**WHAT THE TASK ASKS**
Find all lines in the records that include the word "Output", and copy them out.

# MATERIAL PROVIDED start

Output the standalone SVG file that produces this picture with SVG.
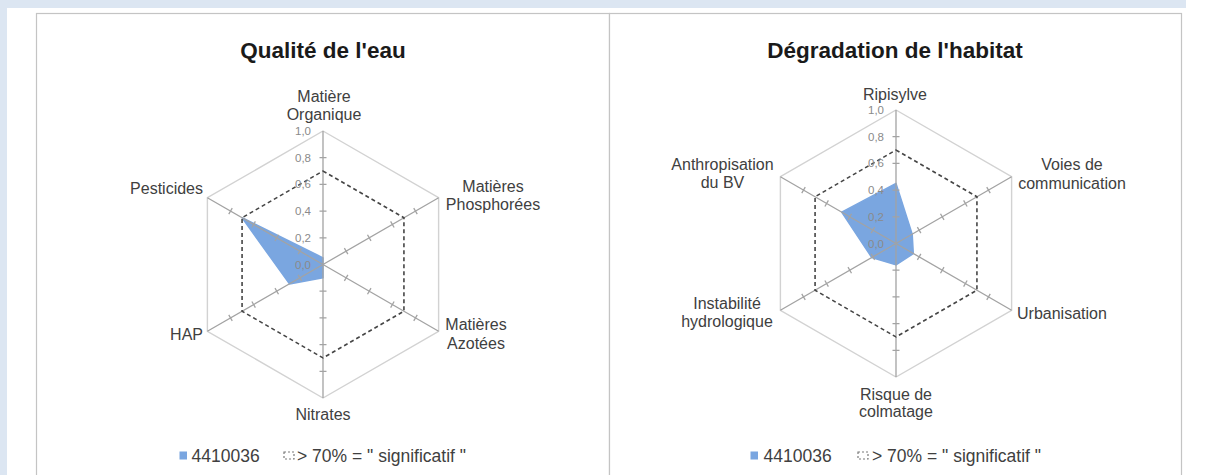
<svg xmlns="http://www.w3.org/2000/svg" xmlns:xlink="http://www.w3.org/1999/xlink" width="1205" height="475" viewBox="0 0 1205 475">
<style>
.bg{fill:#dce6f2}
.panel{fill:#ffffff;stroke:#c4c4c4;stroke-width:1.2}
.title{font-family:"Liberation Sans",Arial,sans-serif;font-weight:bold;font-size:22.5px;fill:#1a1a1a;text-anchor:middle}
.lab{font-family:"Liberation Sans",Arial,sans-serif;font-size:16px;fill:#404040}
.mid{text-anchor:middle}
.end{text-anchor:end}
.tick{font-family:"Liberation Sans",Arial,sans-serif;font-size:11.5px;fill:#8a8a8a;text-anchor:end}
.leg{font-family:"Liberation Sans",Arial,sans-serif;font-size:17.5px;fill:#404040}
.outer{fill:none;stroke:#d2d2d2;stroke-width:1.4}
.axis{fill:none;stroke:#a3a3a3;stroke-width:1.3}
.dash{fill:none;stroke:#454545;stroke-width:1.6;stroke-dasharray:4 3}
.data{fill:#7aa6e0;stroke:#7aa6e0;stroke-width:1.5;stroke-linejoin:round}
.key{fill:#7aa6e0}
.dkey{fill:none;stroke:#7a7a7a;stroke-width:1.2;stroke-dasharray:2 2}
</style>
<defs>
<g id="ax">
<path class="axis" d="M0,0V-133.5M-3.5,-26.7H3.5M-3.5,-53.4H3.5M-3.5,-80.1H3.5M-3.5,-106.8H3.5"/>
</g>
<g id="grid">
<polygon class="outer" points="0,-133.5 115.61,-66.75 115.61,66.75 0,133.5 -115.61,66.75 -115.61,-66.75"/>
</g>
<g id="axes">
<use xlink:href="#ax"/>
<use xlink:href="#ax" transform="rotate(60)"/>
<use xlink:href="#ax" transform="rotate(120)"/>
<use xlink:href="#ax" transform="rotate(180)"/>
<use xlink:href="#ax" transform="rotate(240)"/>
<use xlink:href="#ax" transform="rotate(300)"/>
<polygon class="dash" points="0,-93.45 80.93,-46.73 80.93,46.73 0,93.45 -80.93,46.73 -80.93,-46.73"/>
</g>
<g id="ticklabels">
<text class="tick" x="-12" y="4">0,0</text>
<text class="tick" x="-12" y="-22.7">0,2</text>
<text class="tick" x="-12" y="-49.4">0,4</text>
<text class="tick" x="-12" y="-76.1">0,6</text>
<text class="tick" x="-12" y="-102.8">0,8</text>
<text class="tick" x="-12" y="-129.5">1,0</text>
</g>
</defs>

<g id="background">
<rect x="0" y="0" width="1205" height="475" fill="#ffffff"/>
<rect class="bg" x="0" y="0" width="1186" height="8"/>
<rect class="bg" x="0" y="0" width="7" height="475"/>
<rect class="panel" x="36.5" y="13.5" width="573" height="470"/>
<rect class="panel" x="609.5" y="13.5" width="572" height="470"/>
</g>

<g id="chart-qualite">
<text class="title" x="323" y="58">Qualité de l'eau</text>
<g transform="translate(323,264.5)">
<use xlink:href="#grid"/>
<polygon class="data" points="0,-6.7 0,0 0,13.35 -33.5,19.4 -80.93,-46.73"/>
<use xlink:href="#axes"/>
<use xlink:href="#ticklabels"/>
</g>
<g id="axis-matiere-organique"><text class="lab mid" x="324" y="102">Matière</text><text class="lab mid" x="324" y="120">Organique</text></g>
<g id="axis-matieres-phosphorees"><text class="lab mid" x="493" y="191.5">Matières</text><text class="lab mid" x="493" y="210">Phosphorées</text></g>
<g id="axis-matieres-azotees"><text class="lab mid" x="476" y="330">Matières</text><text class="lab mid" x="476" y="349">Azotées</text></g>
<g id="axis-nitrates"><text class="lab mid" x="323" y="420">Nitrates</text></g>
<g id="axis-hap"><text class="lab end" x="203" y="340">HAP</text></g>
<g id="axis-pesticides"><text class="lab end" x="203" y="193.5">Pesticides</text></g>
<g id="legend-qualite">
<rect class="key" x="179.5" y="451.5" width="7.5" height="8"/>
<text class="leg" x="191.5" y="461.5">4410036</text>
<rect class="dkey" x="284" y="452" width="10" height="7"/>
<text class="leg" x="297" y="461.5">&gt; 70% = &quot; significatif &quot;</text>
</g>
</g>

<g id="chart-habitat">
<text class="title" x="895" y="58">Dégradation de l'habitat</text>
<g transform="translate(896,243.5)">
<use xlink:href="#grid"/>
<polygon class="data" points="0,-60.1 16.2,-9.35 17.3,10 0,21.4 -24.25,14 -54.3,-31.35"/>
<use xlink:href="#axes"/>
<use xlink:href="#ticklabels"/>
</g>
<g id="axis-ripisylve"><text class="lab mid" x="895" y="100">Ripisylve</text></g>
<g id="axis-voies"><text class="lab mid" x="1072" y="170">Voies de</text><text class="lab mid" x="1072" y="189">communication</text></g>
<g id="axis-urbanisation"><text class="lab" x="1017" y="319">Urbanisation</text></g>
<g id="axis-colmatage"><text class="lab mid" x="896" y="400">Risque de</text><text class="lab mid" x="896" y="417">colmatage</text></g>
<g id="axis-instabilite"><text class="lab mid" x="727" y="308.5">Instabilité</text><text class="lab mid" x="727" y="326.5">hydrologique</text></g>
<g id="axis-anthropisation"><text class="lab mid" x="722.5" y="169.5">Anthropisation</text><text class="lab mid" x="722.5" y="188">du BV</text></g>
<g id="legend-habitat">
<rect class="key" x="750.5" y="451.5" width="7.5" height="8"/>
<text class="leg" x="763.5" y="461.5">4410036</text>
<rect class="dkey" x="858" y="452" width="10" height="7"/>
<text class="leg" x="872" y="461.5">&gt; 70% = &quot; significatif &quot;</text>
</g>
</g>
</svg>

# MATERIAL PROVIDED end
# MATERIAL PROVIDED start

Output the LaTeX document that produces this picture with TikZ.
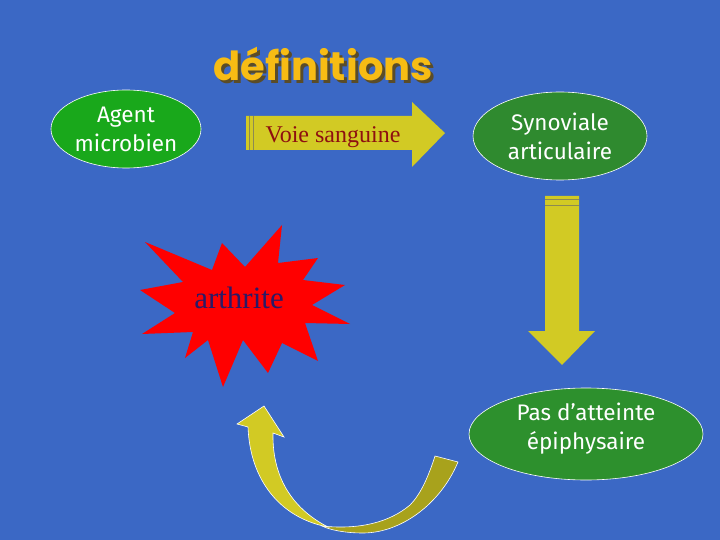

# MATERIAL PROVIDED end

**RESULT FOR THIS TASK**
Output the standalone SVG file that produces this picture with SVG.
Output the LaTeX document that produces this picture with TikZ.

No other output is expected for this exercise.